In August, Moderna revised its 2025 sales guidance to a range between $1.5 billion to $2.2 billion, which would mark a 32% decline from last year at the high end of that range. BioNTech projects revenues for this year between $2 billion and $2.6 billion, a 20% drop from 2024 on the high end.

“With this rough start to the vaccine season, I'd argue that most people think [Moderna’s] probably going to be at the bottom end,” says TD Cowen analyst Tyler van Buren.

Moderna appears to be more vulnerable to a downturn than BioNTech does. It developed its Covid-19 vaccine alone, while BioNTech partnered with pharma titan Pfizer, splitting 50% of the profits but also reducing its risk. Moderna is also more reliant on the U.S. market, which made up 56% of its Covid vaccine sales last year, compared to 37% for BioNTech and Pfizer. Those partners are also dominant in the U.S. with about 60% of the market—with Moderna trailing behind with roughly 40%—and have also locked up multi-year contracts with several European governments, giving them more than 80% of that market.

BioNTech and Moderna have also taken different approaches with the billions of dollars in cash they amassed during the peak years of vaccine sales. Since 2021, Moderna has spent $5.3 billion buying back its own shares, in retrospect not the wisest of investments. It’s also spent about $16.2 billion on R&D over the same time frame, leaving it with just about $7.5 billion in cash and securities remaining on its balance sheet as of June.

“If Moderna management had known that demand for Covid vaccines would evolve the way it has, would they have changed anything? They probably would have,” says Morningstar’s Andersen. “I don't think they would've done share buybacks.”

BioNTech has been a bit thriftier. As of June, it still has $19 billion in cash and investments, basically the same as the $19.5 billion it had in 2023, even while it’s spent $8.9 billion on R&D. Unlike Moderna, it spent only $1.8 billion on share buybacks and some $520 million on a special dividend in 2022.

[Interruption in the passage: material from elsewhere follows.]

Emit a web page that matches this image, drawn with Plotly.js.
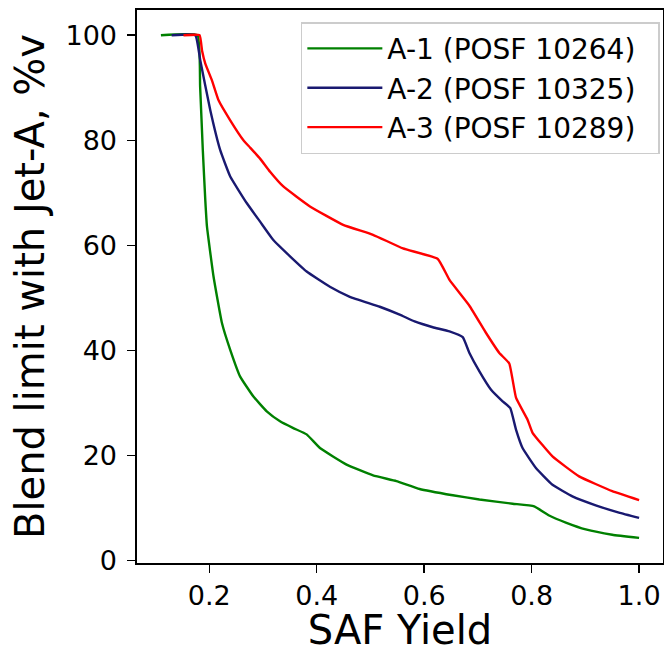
<!DOCTYPE html>
<html>
<head>
<meta charset="utf-8">
<script src="https://cdn.plot.ly/plotly-3.0.1.min.js"></script>
<style>html,body{margin:0;padding:0;background:#fff;}#chart{width:664px;height:653px;}</style>
</head>
<body>
<div id="chart"></div>
<script>
const seriesNames = ["A-1 (POSF 10264)", "A-2 (POSF 10325)", "A-3 (POSF 10289)"];

const a1X = [0.11, 0.178, 0.183, 0.188, 0.1926, 0.1957, 0.208, 0.2236, 0.239, 0.2575, 0.2822, 0.307, 0.3317, 0.3564, 0.3813, 0.406, 0.4555, 0.5048, 0.5483, 0.5915, 0.6533, 0.7028, 0.7646, 0.8048, 0.8326, 0.8636, 0.9007, 0.95, 1.0];
const a1Y = [100, 100, 90.2, 78.1, 68.6, 63.6, 54.0, 45.2, 40.1, 35.0, 31.2, 28.4, 26.5, 25.2, 24.0, 21.4, 18.25, 16.2, 15.1, 13.6, 12.4, 11.6, 10.8, 10.3, 8.55, 7.2, 5.9, 4.9, 4.3];

const a2X = [0.13, 0.174, 0.1833, 0.2019, 0.2204, 0.239, 0.27, 0.2946, 0.3193, 0.3503, 0.3813, 0.4245, 0.4616, 0.5173, 0.5544, 0.5822, 0.6161, 0.6471, 0.6718, 0.6842, 0.7028, 0.7245, 0.746, 0.7603, 0.7709, 0.7831, 0.808, 0.8388, 0.8759, 0.9193, 0.9625, 1.0];
const a2Y = [100, 100, 95.2, 85.7, 78.1, 73.1, 68.0, 64.5, 61.0, 57.9, 55.0, 52.1, 50.2, 48.3, 46.8, 45.5, 44.4, 43.6, 42.5, 39.5, 36.0, 32.5, 30.3, 29.0, 24.9, 21.4, 17.6, 14.4, 12.2, 10.5, 9.1, 8.1];

const a3X = [0.152, 0.182, 0.1865, 0.1926, 0.205, 0.2173, 0.239, 0.2636, 0.276, 0.2946, 0.3132, 0.3378, 0.3874, 0.4492, 0.5048, 0.5605, 0.6254, 0.6471, 0.6842, 0.7152, 0.7399, 0.7584, 0.7709, 0.7924, 0.8017, 0.8388, 0.8883, 0.95, 1.0];
const a3Y = [100, 100, 97.1, 94.6, 91.4, 87.6, 83.8, 80.0, 78.6, 76.5, 74.0, 71.2, 67.4, 63.9, 62.0, 59.4, 57.4, 53.4, 48.5, 43.3, 39.5, 37.5, 31.0, 26.8, 24.3, 19.8, 16.0, 13.2, 11.5];

const xTicks = [0.2, 0.4, 0.6, 0.8, 1.0];
const xTickText = ["0.2", "0.4", "0.6", "0.8", "1.0"];
const yTicks = [0, 20, 40, 60, 80, 100];

const colors = ["#008000", "#191970", "#ff0000"];
const xs = [a1X, a2X, a3X];
const ys = [a1Y, a2Y, a3Y];

const traces = xs.map((x, i) => ({
  x: x, y: ys[i], type: "scatter", mode: "lines",
  name: seriesNames[i] + "\u00a0\u00a0",
  line: {color: colors[i], width: 2.4, shape: "spline", smoothing: 0.35}
}));

const font = "DejaVu Sans, sans-serif";
const layout = {
  width: 664, height: 653,
  margin: {l: 137, r: 1, t: 10, b: 90},
  paper_bgcolor: "#fff", plot_bgcolor: "#fff",
  showlegend: true,
  font: {family: font, color: "#000"},
  xaxis: {
    range: [0.0655, 1.0445], tickvals: xTicks, ticktext: xTickText,
    showgrid: false, zeroline: false, showline: true, mirror: true,
    linecolor: "#000", linewidth: 1.6, ticks: "outside", ticklen: 8, tickwidth: 1.5, tickcolor: "#000",
    ticklabelstandoff: 0,
    tickfont: {size: 27, family: font},
    title: {text: "SAF Yield", font: {size: 40, family: font}, standoff: 11}
  },
  yaxis: {
    range: [-0.49, 104.8], tickvals: yTicks,
    showgrid: false, zeroline: false, showline: true, mirror: true,
    linecolor: "#000", linewidth: 1.6, ticks: "outside", ticklen: 8, tickwidth: 1.5, tickcolor: "#000",
    ticklabelstandoff: 5,
    tickfont: {size: 27, family: font},
    title: {text: "Blend limit with Jet-A, %v", font: {size: 40, family: font}, standoff: 8}
  },
  legend: {
    x: 0.994, y: 0.978, xanchor: "right", yanchor: "top",
    bgcolor: "rgba(255,255,255,0.8)", bordercolor: "#cccccc", borderwidth: 1.5,
    font: {size: 28, family: font}, tracegroupgap: 0, itemwidth: 75
  }
};

Plotly.newPlot("chart", traces, layout, {displayModeBar: false, staticPlot: true});
</script>
</body>
</html>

“[BioNTech] has a much better balance sheet. They burn much less cash because they're also partnered with other companies,” says TD Cowen’s Werber.

They also have a broader portfolio. Originally founded by oncologists, BioNTech is pivoting back to cancer treatments. They spent $800 million last year acquiring Chinese biotech outfit Biotheus, which makes an antibody called BNT327 that encourages the immune system to attack cancer cells. They are partnering with Bristol Myers Squibb (who paid them $1.5 billion upfront) to commercialize BNT327, sharing profits (and losses) 50/50 as they did with Pfizer and the Covid-19 vaccine. That limits the downside.

“Investors would like to never think about Covid and respiratory vaccines again,” says Daina Graybosch, a biotech analyst at Leerink Partners. “They'd very much like to think about this oncology portfolio.”

Although Moderna has a small oncology program it remains more focused on respiratory vaccines, and its only other product on the market other than the Covid-19 shot is a vaccine against RSV, a virus that infects the nose, throat and lungs. But the RSV vaccine and Moderna’s combo flu/Covid shot have both run into roadblocks from the FDA and CDC. Sales have suffered as a result: Moderna only generated $27 million from the RSV vaccine since it was approved in May 2024.

“RSV was long considered to be a blockbuster franchise, [but] what we've seen is a very, very restrictive recommendation,” says William Blair’s Minter.

But despite trying to wean themselves off from their dependence on the Covid-19 vaccine, the fortunes of both companies still depend heavily on the whims of President Trump. The went to the moon under his Project Warp Speed. Now they are suffering through his appointment of an anti-vaxxer to as his health secretary. But things can change fast in Trump world. Or as Graybosch from Leerink Partners puts it: “If Trump wakes up and decides he's going to get a Nobel prize for Project Warp Speed and fires RFK, I'm sure the stock will go up.”